All Over the Place: Majestic Museums
Issue 10: The Naturhistorisches and Kunsthistorisches Museums
If you’re thinking of a nice place to eat, museums probably don’t come to mind. Many museum visitors will leave a museum in search of food elsewhere to avoid what they fear will be overpriced, disappointing snacks served in a cafe with as much ambience as a middle school cafeteria.
The cafes in Vienna’s Naturhistorisches Museum and Kunsthistorisches Museum challenge that stereotype.
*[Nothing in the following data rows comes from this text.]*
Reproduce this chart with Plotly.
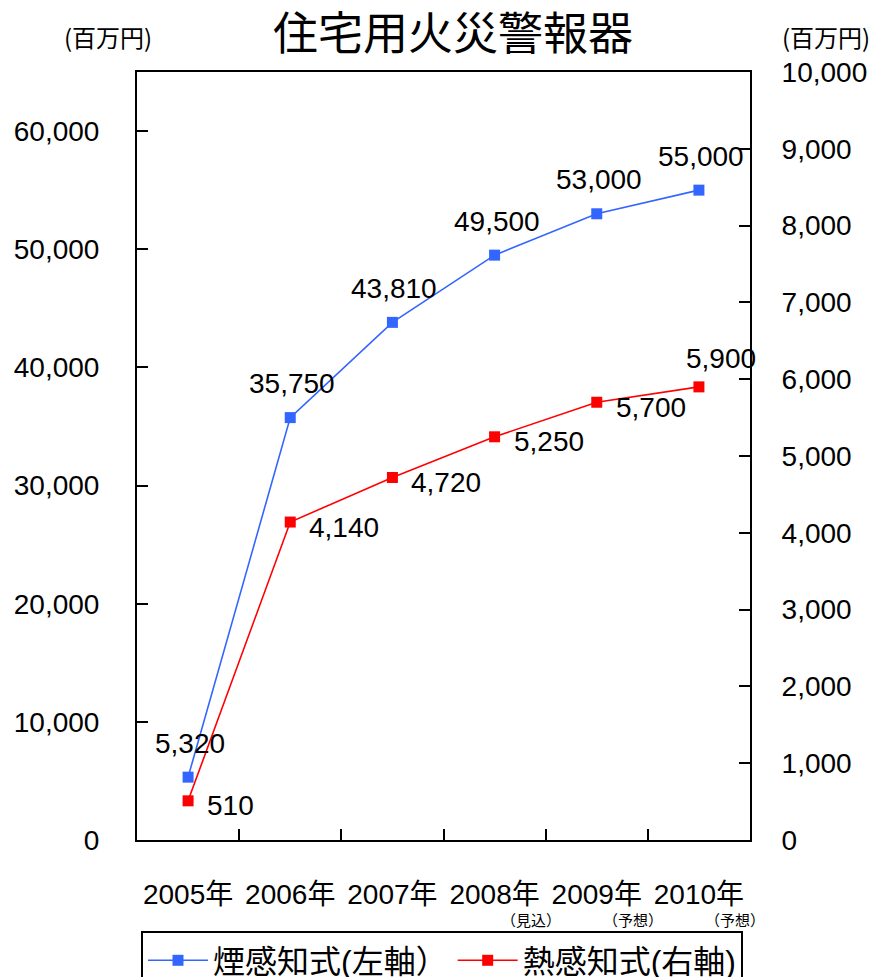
import plotly.graph_objects as go

# 住宅用火災警報器の市場規模（百万円）
years = ["2005年", "2006年", "2007年", "2008年", "2009年", "2010年"]
year_notes = ["", "", "", "（見込）", "（予想）", "（予想）"]
smoke = [5320, 35750, 43810, 49500, 53000, 55000]   # 煙感知式（左軸）
heat = [510, 4140, 4720, 5250, 5700, 5900]          # 熱感知式（右軸）

left_ticks = [0, 10000, 20000, 30000, 40000, 50000, 60000]
right_ticks = [0, 1000, 2000, 3000, 4000, 5000, 6000, 7000, 8000, 9000, 10000]

BLUE = "#3366ff"
RED = "#ff0000"
FONT = "Liberation Sans, Arial, Noto Sans CJK JP"
CJK = "Noto Sans CJK JP"

W, H = 875, 977
L, R, T, B = 137, 125, 72, 137
PW, PH = W - L - R, H - T - B


def px_to_paper(xpx, ypx):
    return (xpx - L) / PW, (H - B - ypx) / PH


fig = go.Figure()
fig.add_trace(go.Scatter(
    x=years, y=smoke, name="煙感知式(左軸）", mode="lines+markers",
    line=dict(color=BLUE, width=1.6),
    marker=dict(symbol="square", size=11, color=BLUE),
    yaxis="y",
))
fig.add_trace(go.Scatter(
    x=years, y=heat, name="熱感知式(右軸)", mode="lines+markers",
    line=dict(color=RED, width=1.6),
    marker=dict(symbol="square", size=11, color=RED),
    yaxis="y2",
))

annotations = []
# value labels for smoke detectors: centred above each point
for yr, v in zip(years, smoke):
    annotations.append(dict(
        x=yr, y=v, xref="x", yref="y", text=f"{v:,}", showarrow=False,
        xanchor="center", yanchor="middle", xshift=2, yshift=34,
        font=dict(size=28, color="black", family=FONT),
    ))
# value labels for heat detectors: to the lower right, last one above
for i, (yr, v) in enumerate(zip(years, heat)):
    last = i == len(heat) - 1
    annotations.append(dict(
        x=yr, y=v, xref="x", yref="y2", text=f"{v:,}",
        showarrow=False,
        xanchor="center" if last else "left",
        yanchor="middle",
        xshift=22 if last else 17,
        yshift=28 if last else -5,
        font=dict(size=28, color="black", family=FONT),
    ))
# small notes under the year labels
for yr, note in zip(years, year_notes):
    if note:
        annotations.append(dict(
            x=yr, y=0, xref="x", yref="paper", text=note, showarrow=False,
            xanchor="center", yanchor="top", xshift=36, yshift=-67,
            font=dict(size=15, color="black", family=CJK),
        ))
# unit labels above both value axes
for xpx in (108, 826):
    ux, uy = px_to_paper(xpx, 37)
    annotations.append(dict(
        x=ux, y=uy, xref="paper", yref="paper",
        text="(百万円)", showarrow=False, xanchor="center", yanchor="middle",
        font=dict(size=24, color="black", family=CJK),
    ))

lx, ly = px_to_paper(442, 931)

fig.update_layout(
    width=W, height=H,
    margin=dict(l=L, r=R, t=T, b=B, autoexpand=False),
    paper_bgcolor="white", plot_bgcolor="white",
    font=dict(family=FONT, size=28, color="black"),
    title=dict(
        text="住宅用火災警報器", x=451 / W, xanchor="center",
        y=1 - 34 / H, yanchor="middle", xref="paper",
        font=dict(size=45, color="black", family=CJK),
    ),
    showlegend=True,
    legend=dict(
        orientation="h", x=lx, xanchor="center", y=ly, yanchor="top",
        bordercolor="black", borderwidth=2, bgcolor="white",
        font=dict(size=32, color="black", family=FONT),
        itemwidth=60, tracegroupgap=0,
    ),
    xaxis=dict(
        type="category", range=[-0.5, 5.5],
        showline=True, linecolor="black", linewidth=2,
        mirror=True, ticks="inside", ticklen=11, tickwidth=1.5, tickcolor="black",
        tickson="boundaries", showgrid=False, zeroline=False, tickangle=0,
        tickfont=dict(size=28, family=FONT), ticklabelstandoff=28,
    ),
    yaxis=dict(
        range=[0, 65000], tickvals=left_ticks, tickformat=",d",
        showline=True, linecolor="black", linewidth=2,
        ticks="inside", ticklen=11, tickwidth=1.5, tickcolor="black",
        showgrid=False, zeroline=False,
        tickfont=dict(size=28, family=FONT), ticklabelstandoff=30,
    ),
    yaxis2=dict(
        range=[0, 10000], tickvals=right_ticks, tickformat=",d",
        overlaying="y", side="right",
        showline=True, linecolor="black", linewidth=2,
        ticks="inside", ticklen=11, tickwidth=1.5, tickcolor="black",
        showgrid=False, zeroline=False,
        tickfont=dict(size=28, family=FONT), ticklabelstandoff=24,
    ),
    annotations=annotations,
)

fig.write_html("out.html")
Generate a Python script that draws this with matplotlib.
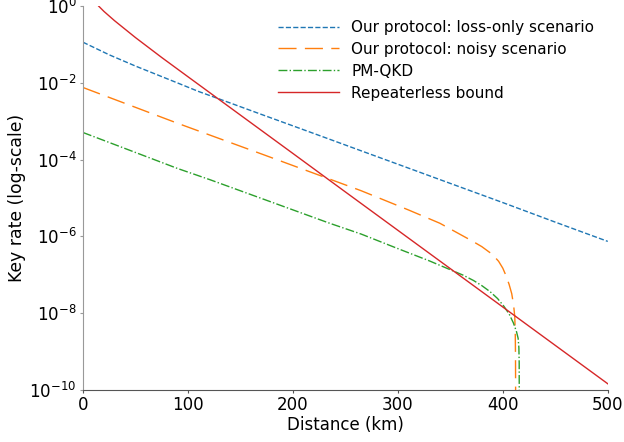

Vienna was the home of the fabulously wealthy Hapsburg dynasty, which ruled over large parts of Europe for centuries. Over time the family amassed an enormous collection of treasure, art and natural history specimens, and they opened a pair of museums to show off their wealth. The Naturhistorisches Museum is a natural history museum, the Kunsthistorisches Museum houses art and assorted treasures, and they both have cafes with grand splendor and lower prices than I expected.
You could have no interest in any of the objects in the museums and still have a great visit. The interior decor of both museums is extravagantly decorated with paintings and design flourishes, so much so that all of the objects in their collections could be removed and I would still recommend a visit.
The Naturhistorisches Museum does feel like an old museum in parts, but any stuffiness is overwhelmed by the opulent decorations, and the rooms that have not been updated are a reminder of how simply seeing birds from other parts of Europe was once a major draw. Unlike some natural history museums it doesn’t have much in the way of dinosaur displays, but it really shines in its collection of animals gathered from all corners of the earth. From the long-assumed-extinct coelacanth to the recently extinct thylacine to the comically large Japanese giant salamander to the secretary bird, it has a wonderful menagerie of animals you’d have a heck of a time seeing in the wild or even in a zoo.
If obscure, exotic dead animals are not your cup of tea, you’d probably prefer the Kunsthistorisches Museum, with works from the Old Masters and decadent curiosities.
While centuries old automatons are neat, my favorite pieces were Caravaggio’s “David with the Head of Goliath” and Teniers’ “Archduke Leopold Wilhelm in His Gallery at Brussels,” a painting of a collection of paintings that was purchased by the Hapsburgs and now hang in the Kunsthistorisches Museum.
"While my interest in natural history has added very little to my sum of achievement, it has added immeasurably to my sum of enjoyment in life."